[WHAT TO PRODUCE]: Return all the data below as it stands, minus the pictures.

START

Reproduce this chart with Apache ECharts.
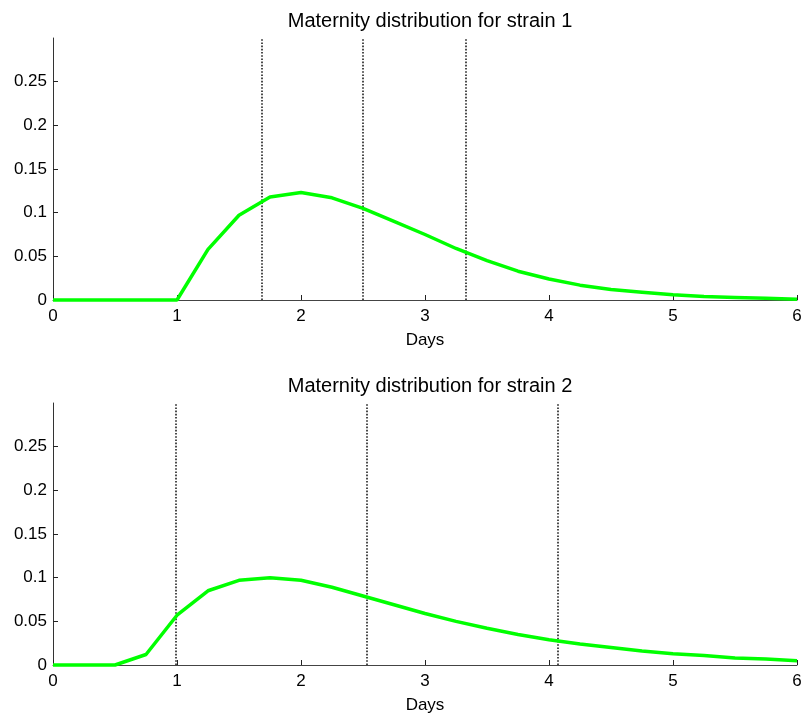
<!DOCTYPE html>
<html>
<head>
<meta charset="utf-8">
<script src="https://cdn.jsdelivr.net/npm/echarts@6/dist/echarts.min.js"></script>
<style>
  html, body { margin: 0; padding: 0; background: #fff; }
  #chart { width: 805px; height: 719px; }
</style>
</head>
<body>
<div id="chart"></div>
<script>
// Sampling grid in days (0.25-day steps)
const days = [0, 0.25, 0.5, 0.75, 1, 1.25, 1.5, 1.75, 2, 2.25, 2.5, 2.75, 3,
              3.25, 3.5, 3.75, 4, 4.25, 4.5, 4.75, 5, 5.25, 5.5, 5.75, 6];

// Maternity distribution values per strain
const strain1 = [0, 0, 0, 0, 0, 0.058, 0.097, 0.118, 0.123, 0.117, 0.105, 0.090, 0.075,
                 0.059, 0.045, 0.033, 0.024, 0.017, 0.012, 0.009, 0.006, 0.004, 0.003, 0.002, 0.001];
const strain2 = [0, 0, 0, 0.012, 0.057, 0.085, 0.097, 0.100, 0.097, 0.089, 0.079, 0.069, 0.059,
                 0.050, 0.042, 0.035, 0.029, 0.024, 0.020, 0.016, 0.013, 0.011, 0.008, 0.007, 0.005];

// Dotted vertical markers (days)
const marks1 = [1.68, 2.5, 3.33];
const marks2 = [0.99, 2.53, 4.07];

const titles = ['Maternity distribution for strain 1', 'Maternity distribution for strain 2'];
const xTicks = [0, 1, 2, 3, 4, 5, 6];
const yTicks = [0, 0.05, 0.1, 0.15, 0.2, 0.25];

const FONT = '"Liberation Sans", Arial, sans-serif';
const gridTops = [38, 403];
const plotH = 262;

function xAxisFor(i) {
  return {
    gridIndex: i, type: 'value', min: 0, max: 6, interval: 1,
    name: 'Days', nameLocation: 'middle', nameGap: 32,
    nameTextStyle: { color: '#000', fontSize: 17, fontFamily: FONT },
    axisLine: { show: true, lineStyle: { color: '#444', width: 1 } },
    axisTick: { show: true, inside: true, length: 5, lineStyle: { color: '#222' } },
    axisLabel: { color: '#000', fontSize: 17, fontFamily: FONT, margin: 8,
                 customValues: xTicks },
    splitLine: { show: false }
  };
}
function yAxisFor(i) {
  return {
    gridIndex: i, type: 'value', min: 0, max: 0.3,
    axisLine: { show: true, lineStyle: { color: '#333', width: 1 } },
    axisTick: { show: true, inside: true, length: 5, lineStyle: { color: '#222' },
                customValues: yTicks },
    axisLabel: { color: '#000', fontSize: 17, fontFamily: FONT, margin: 6,
                 customValues: yTicks, formatter: v => String(+v.toFixed(2)) },
    splitLine: { show: false }
  };
}
function curve(i, values, marks) {
  return {
    type: 'line', xAxisIndex: i, yAxisIndex: i,
    data: days.map((d, k) => [d, values[k]]),
    showSymbol: false, clip: false, silent: true,
    lineStyle: { color: '#00ff00', width: 3.5 },
    itemStyle: { color: '#00ff00' },
    markLine: {
      silent: true, symbol: 'none', animation: false,
      label: { show: false },
      lineStyle: { color: '#111', width: 1.5, type: [1.6, 1.6] },
      data: marks.map(m => ({ xAxis: m }))
    },
    z: 5
  };
}

const chart = echarts.init(document.getElementById('chart'));
chart.setOption({
  animation: false,
  backgroundColor: '#fff',
  title: titles.map((t, i) => ({
    text: t, left: 425, textAlign: 'center', top: gridTops[i] - 32,
    textStyle: { color: '#000', fontSize: 20, fontWeight: 'normal', fontFamily: FONT }
  })),
  grid: gridTops.map(t => ({ left: 53, right: 8, top: t, height: plotH })),
  xAxis: [xAxisFor(0), xAxisFor(1)],
  yAxis: [yAxisFor(0), yAxisFor(1)],
  series: [curve(0, strain1, marks1), curve(1, strain2, marks2)]
});
</script>
</body>
</html>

END

[SOLUTION TO THE EXERCISE]:
Reproduce this chart with Apache ECharts.
<!DOCTYPE html>
<html>
<head>
<meta charset="utf-8">
<script src="https://cdn.jsdelivr.net/npm/echarts@6/dist/echarts.min.js"></script>
<style>
  html, body { margin: 0; padding: 0; background: #fff; }
  #chart { width: 805px; height: 719px; }
</style>
</head>
<body>
<div id="chart"></div>
<script>
// Sampling grid in days (0.25-day steps)
const days = [0, 0.25, 0.5, 0.75, 1, 1.25, 1.5, 1.75, 2, 2.25, 2.5, 2.75, 3,
              3.25, 3.5, 3.75, 4, 4.25, 4.5, 4.75, 5, 5.25, 5.5, 5.75, 6];

// Maternity distribution values per strain
const strain1 = [0, 0, 0, 0, 0, 0.058, 0.097, 0.118, 0.123, 0.117, 0.105, 0.090, 0.075,
                 0.059, 0.045, 0.033, 0.024, 0.017, 0.012, 0.009, 0.006, 0.004, 0.003, 0.002, 0.001];
const strain2 = [0, 0, 0, 0.012, 0.057, 0.085, 0.097, 0.100, 0.097, 0.089, 0.079, 0.069, 0.059,
                 0.050, 0.042, 0.035, 0.029, 0.024, 0.020, 0.016, 0.013, 0.011, 0.008, 0.007, 0.005];

// Dotted vertical markers (days)
const marks1 = [1.68, 2.5, 3.33];
const marks2 = [0.99, 2.53, 4.07];

const titles = ['Maternity distribution for strain 1', 'Maternity distribution for strain 2'];
const xTicks = [0, 1, 2, 3, 4, 5, 6];
const yTicks = [0, 0.05, 0.1, 0.15, 0.2, 0.25];

const FONT = '"Liberation Sans", Arial, sans-serif';
const gridTops = [38, 403];
const plotH = 262;

function xAxisFor(i) {
  return {
    gridIndex: i, type: 'value', min: 0, max: 6, interval: 1,
    name: 'Days', nameLocation: 'middle', nameGap: 32,
    nameTextStyle: { color: '#000', fontSize: 17, fontFamily: FONT },
    axisLine: { show: true, lineStyle: { color: '#444', width: 1 } },
    axisTick: { show: true, inside: true, length: 5, lineStyle: { color: '#222' } },
    axisLabel: { color: '#000', fontSize: 17, fontFamily: FONT, margin: 8,
                 customValues: xTicks },
    splitLine: { show: false }
  };
}
function yAxisFor(i) {
  return {
    gridIndex: i, type: 'value', min: 0, max: 0.3,
    axisLine: { show: true, lineStyle: { color: '#333', width: 1 } },
    axisTick: { show: true, inside: true, length: 5, lineStyle: { color: '#222' },
                customValues: yTicks },
    axisLabel: { color: '#000', fontSize: 17, fontFamily: FONT, margin: 6,
                 customValues: yTicks, formatter: v => String(+v.toFixed(2)) },
    splitLine: { show: false }
  };
}
function curve(i, values, marks) {
  return {
    type: 'line', xAxisIndex: i, yAxisIndex: i,
    data: days.map((d, k) => [d, values[k]]),
    showSymbol: false, clip: false, silent: true,
    lineStyle: { color: '#00ff00', width: 3.5 },
    itemStyle: { color: '#00ff00' },
    markLine: {
      silent: true, symbol: 'none', animation: false,
      label: { show: false },
      lineStyle: { color: '#111', width: 1.5, type: [1.6, 1.6] },
      data: marks.map(m => ({ xAxis: m }))
    },
    z: 5
  };
}

const chart = echarts.init(document.getElementById('chart'));
chart.setOption({
  animation: false,
  backgroundColor: '#fff',
  title: titles.map((t, i) => ({
    text: t, left: 425, textAlign: 'center', top: gridTops[i] - 32,
    textStyle: { color: '#000', fontSize: 20, fontWeight: 'normal', fontFamily: FONT }
  })),
  grid: gridTops.map(t => ({ left: 53, right: 8, top: t, height: plotH })),
  xAxis: [xAxisFor(0), xAxisFor(1)],
  yAxis: [yAxisFor(0), yAxisFor(1)],
  series: [curve(0, strain1, marks1), curve(1, strain2, marks2)]
});
</script>
</body>
</html>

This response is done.